Il s'agit là d'assouplissements importants. En contrepartie, la loi ÉLAN a circonscrit le bénéfice de cette dérogation aux constructions ou installations réellement nécessaires, et non à celles qui sont simplement liées aux activités agricoles ou forestières ou aux cultures marines. L'objectif est donc bien de favoriser les activités agricoles stricto sensu. Je rappelle d'ailleurs que, dans les communes non concernées par la loi Littoral, les dérogations à ces principes au profit des constructions simplement liées à l'activité agricole sont très ponctuelles. Il ne faudrait pas que nous soyons plus souples dans les zones littorales, alors que nous souhaitons les protéger davantage.

Nous sommes conscients des difficultés que la mise en œuvre de cette rédaction, comme celle de toute nouvelle réglementation, peut poser. Mes services sont disposés à étudier, en concertation avec ceux de mes collègues chargés de l'agriculture et de l'écologie, les difficultés et les exemples concrets que vous pourriez nous faire remonter.

M. le président. La parole est à Mme Agnès Canayer, pour la réplique.

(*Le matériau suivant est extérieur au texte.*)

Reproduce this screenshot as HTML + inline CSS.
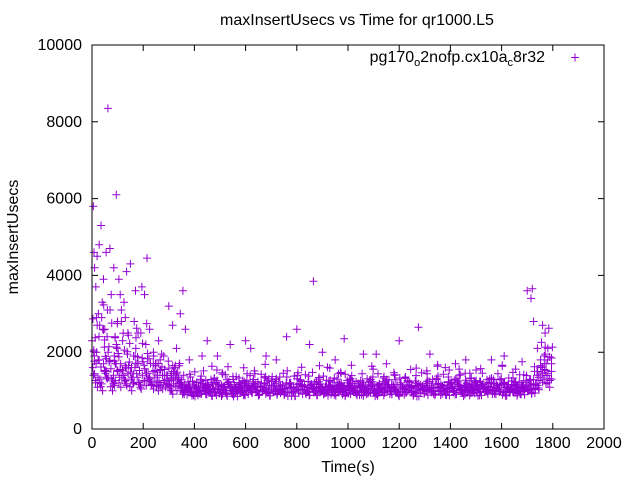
<!DOCTYPE html>
<html><head><meta charset="utf-8">
<style>
body{margin:0;background:#fff;}
svg{display:block;font-family:"Liberation Sans",sans-serif;}
</style></head>
<body>
<svg id="chart" width="640" height="480" viewBox="0 0 640 480">
<rect width="640" height="480" fill="#fff"/>
<text x="357" y="25" text-anchor="middle" font-size="16">maxInsertUsecs vs Time for qr1000.L5</text>
<text x="348" y="472" text-anchor="middle" font-size="16">Time(s)</text>
<text transform="translate(18,237) rotate(-90)" text-anchor="middle" font-size="16">maxInsertUsecs</text>
<g id="axes"></g>
<g id="points"></g>
<rect x="92" y="45" width="512" height="384" fill="none" stroke="#000" stroke-width="1"/>
<g>
<text x="545" y="62" text-anchor="end" font-size="16">pg170<tspan font-size="11" dy="4">o</tspan><tspan dy="-4">2nofp.cx10a</tspan><tspan font-size="11" dy="4">c</tspan><tspan dy="-4">8r32</tspan></text>
<path d="M571 57.5h8M575 53.5v8" stroke="#9400d3" stroke-width="1"/>
</g>
</svg>
<script>
const xTicks=[0,200,400,600,800,1000,1200,1400,1600,1800,2000];
const yTicks=[0,2000,4000,6000,8000,10000];
const bandA=[2300,1200,1800,2600,1500,3100,1400,2100,1700,1300,2500,1600,1900,1200,1400,2200,1300,1500,1100,1800,1200,1400,1000,1600,1300,
1050,980,1120,1240,960,1010,1180,1090,940,1300,1020,1150,990,1210,1070,930,1110,1260,1000,1040,1190,970,1080,1330,950,
1120,1010,1230,990,1060,1170,940,1100,1280,1030,960,1140,1200,1050,990,1110,1250,980,1070,1160,940,1020,1310,1090,970,
1130,1000,1220,1060,950,1180,1040,1270,990,1110,960,1150,1030,1240,1080,930,1120,1010,1190,1050,970,1290,1100,980,1060,
1170,1000,1230,940,1090,1140,1020,1260,960,1080,1190,1040,990,1120,1310,950,1070,1160,1010,1220,980,1100,1050,1280,1130,1600,1700,1400,1500];
const bandB=[1600,2000,1300,1700,2400,1100,1900,1500,2800,1250,1650,1350,2100,1150,1750,1450,1250,1900,1350,1150,1550,1250,1450,1100,1350,
990,1140,1060,930,1210,1080,1000,1160,1290,970,1050,1120,940,1230,1010,1090,1180,960,1270,1040,1130,990,1200,1070,950,
1250,1020,1110,980,1190,1060,940,1150,1240,1000,1080,1170,960,1300,1030,1110,990,1220,1050,1140,970,1260,1090,1010,1180,
950,1120,1040,1230,980,1160,1070,1280,1000,1100,940,1200,1060,1150,990,1250,1030,1120,970,1190,1080,1320,1010,1140,960,
1220,1050,1100,990,1270,1030,1170,950,1240,1080,1120,1000,1190,1060,1290,970,1150,1040,1210,990,1110,1260,1020,1180,1400,1350,1550,1200,1300];
const bandC=[1400,2700,1100,1500,2000,1300,1700,1200,2300,1600,1100,1900,1350,2500,1250,1450,1150,1650,1200,1400,1300,1100,1500,1250,1000,
1150,1230,970,1080,1010,1190,1120,950,1040,1260,1000,1110,1170,930,1070,1210,990,1130,1050,1290,960,1100,1180,1020,1240,
980,1060,1150,1200,940,1090,1030,1270,1110,970,1160,1010,1230,1080,950,1140,1040,1300,990,1120,1200,1060,960,1180,1100,
1020,1250,940,1130,1070,1190,1000,1160,1280,1040,980,1110,1220,1050,930,1150,1090,1240,1010,1170,970,1120,1060,1200,990,
1270,1030,1140,960,1100,1210,1050,1160,1000,1300,1080,1130,980,1190,1040,1250,950,1110,1070,1220,1010,1150,1500,1800,1900,1450,1700];
const bandD=[1900,1350,2900,1450,1750,1250,2200,1550,1400,1950,1300,1600,1200,1850,1450,1350,1700,1250,1550,1400,1150,1300,1650,1200,1100,
1080,950,1170,1020,1250,990,1130,1060,1210,940,1100,1280,1000,1150,1040,970,1190,1090,1230,960,1120,1010,1260,1070,1180,
1030,1140,940,1200,1080,1310,1000,1110,1240,1050,970,1160,1020,1270,1090,950,1130,1200,1040,1000,1250,1100,980,1170,1060,
1290,1010,1120,960,1230,1070,1150,990,1200,1040,1260,950,1090,1180,1020,1130,1240,1000,1080,1160,970,1210,1050,1300,1110,
990,1190,1040,1250,960,1140,1070,1220,1010,1170,1280,950,1100,1060,1230,1000,1150,1090,1270,1030,1180,1650,1300,2100,1850];
const outT=[5,8,15,20,28,35,45,55,62,70,75,85,95,105,115,125,135,150,170,195,205,215,225,240,300,315,345,355,365,450,540,600,620,720,760,800,850,865,900,985,1060,1110,1200,1275,1320,1380,1460,1560,1610,1700,1715,1720,1725,1740,1760,1770,1780,1795,1680,1420,1150,950,680,490,430,260,280,330,380,250,165,180,130,110,100,90,40,50,60,30,10,18,25];
const outV=[5800,4600,3700,4500,4800,5300,3900,4600,8350,4700,3500,4200,6100,3900,3100,3300,4100,4300,3600,3700,3500,4450,2600,2000,3200,2700,3000,3600,2600,2300,2200,2300,2100,1800,2400,2600,2200,3850,2000,2350,1950,1950,2300,2650,1950,1600,1800,1800,1900,3600,3400,3650,2800,2100,2700,2500,1800,1500,1750,1700,1700,1800,1900,1900,1900,2300,1900,2100,1800,1700,2800,2500,2900,3500,2800,2400,3300,2600,3100,2700,4200,2900,3000];
const NS='http://www.w3.org/2000/svg';
function xs(t){return 92+t*512/2000;}
function ys(v){return 429-v*384/10000;}
const axes=document.getElementById('axes');
xTicks.forEach(t=>{
  const x=xs(t);
  const p=document.createElementNS(NS,'path');
  p.setAttribute('d',`M${x} 429v-6M${x} 45v6`);p.setAttribute('stroke','#000');
  
  
  axes.appendChild(p);
  const tx=document.createElementNS(NS,'text');
  tx.setAttribute('x',x);tx.setAttribute('y',448);tx.setAttribute('text-anchor','middle');tx.setAttribute('font-size','16');
  tx.textContent=t;
  
  
  axes.appendChild(tx);
});
yTicks.forEach(v=>{
  const y=ys(v);
  const p=document.createElementNS(NS,'path');
  p.setAttribute('d',`M92 ${y}h6M604 ${y}h-6`);p.setAttribute('stroke','#000');
  
  
  axes.appendChild(p);
  const tx=document.createElementNS(NS,'text');
  tx.setAttribute('x',82);tx.setAttribute('y',y+5);tx.setAttribute('text-anchor','end');tx.setAttribute('font-size','16');
  tx.textContent=v;
  
  
  axes.appendChild(tx);
});
let d='';
function add(t,v){const x=xs(t),y=ys(v);d+=`M${(x-4).toFixed(1)} ${y.toFixed(1)}h8M${x.toFixed(1)} ${(y-4).toFixed(1)}v8`;}
[[bandA,0],[bandB,3],[bandC,6],[bandD,9]].forEach(([arr,off])=>{
  const step=(1795-off)/(arr.length-1);
  arr.forEach((v,i)=>{const t=i*step+off; add(t,v);});
  arr.forEach((v,i)=>{const t=i*step+off+step/2; if(t<=1800) add(t,v*0.88+30);});
  arr.forEach((v,i)=>{if(i%3===0){const t=i*step+off+step/4; if(t<=1800) add(t,v*1.22+60);}});
});
outT.forEach((t,i)=>add(t,outV[i]));
const pts=document.createElementNS(NS,'path');
pts.setAttribute('d',d);pts.setAttribute('stroke','#9400d3');pts.setAttribute('stroke-width','1');pts.setAttribute('fill','none');


document.getElementById('points').appendChild(pts);
</script>
</body></html>
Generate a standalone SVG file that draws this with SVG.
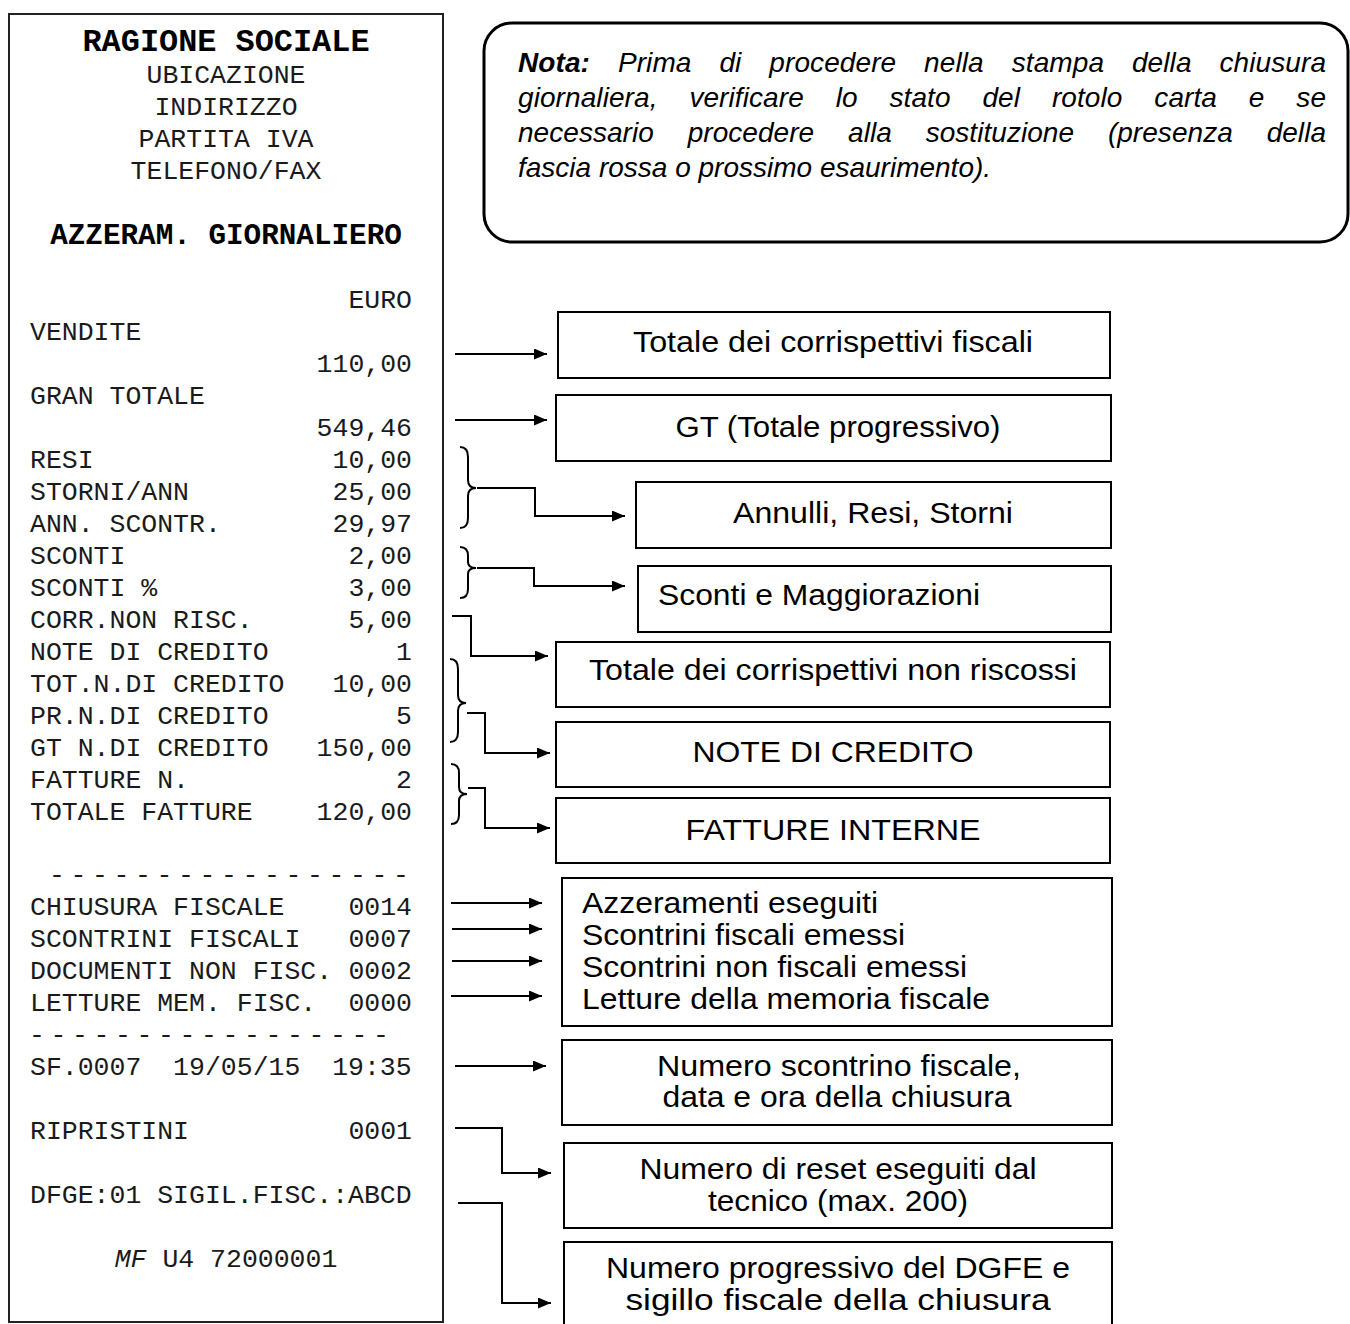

Mme Agnès Canayer. L'objectif est en effet la préservation de l'environnement des communes littorales –nous sommes tous d'accord là-dessus. Mais il importe aujourd'hui de prendre en compte certaines spécificités et l'impossibilité, pour les agriculteurs, qui jouent un rôle important dans la protection de l'environnement et de notre littoral – les prés consacrés à l'élevage permettent par exemple de lutter contre le ruissellement –, de pratiquer des activités pourtant essentielles – le confinement l'a montr頖, telles que la vente directe, au motif qu'elles n'entrent pas dans la catégorie des activités « nécessaires », malgré leur lien fort avec l'agriculture.

M. le président. Il faut conclure, ma chère collègue.

Mme Agnès Canayer. Nous vous demandons donc, madame la ministre, de prendre en compte ces spécificités locales et l'avis des élus locaux.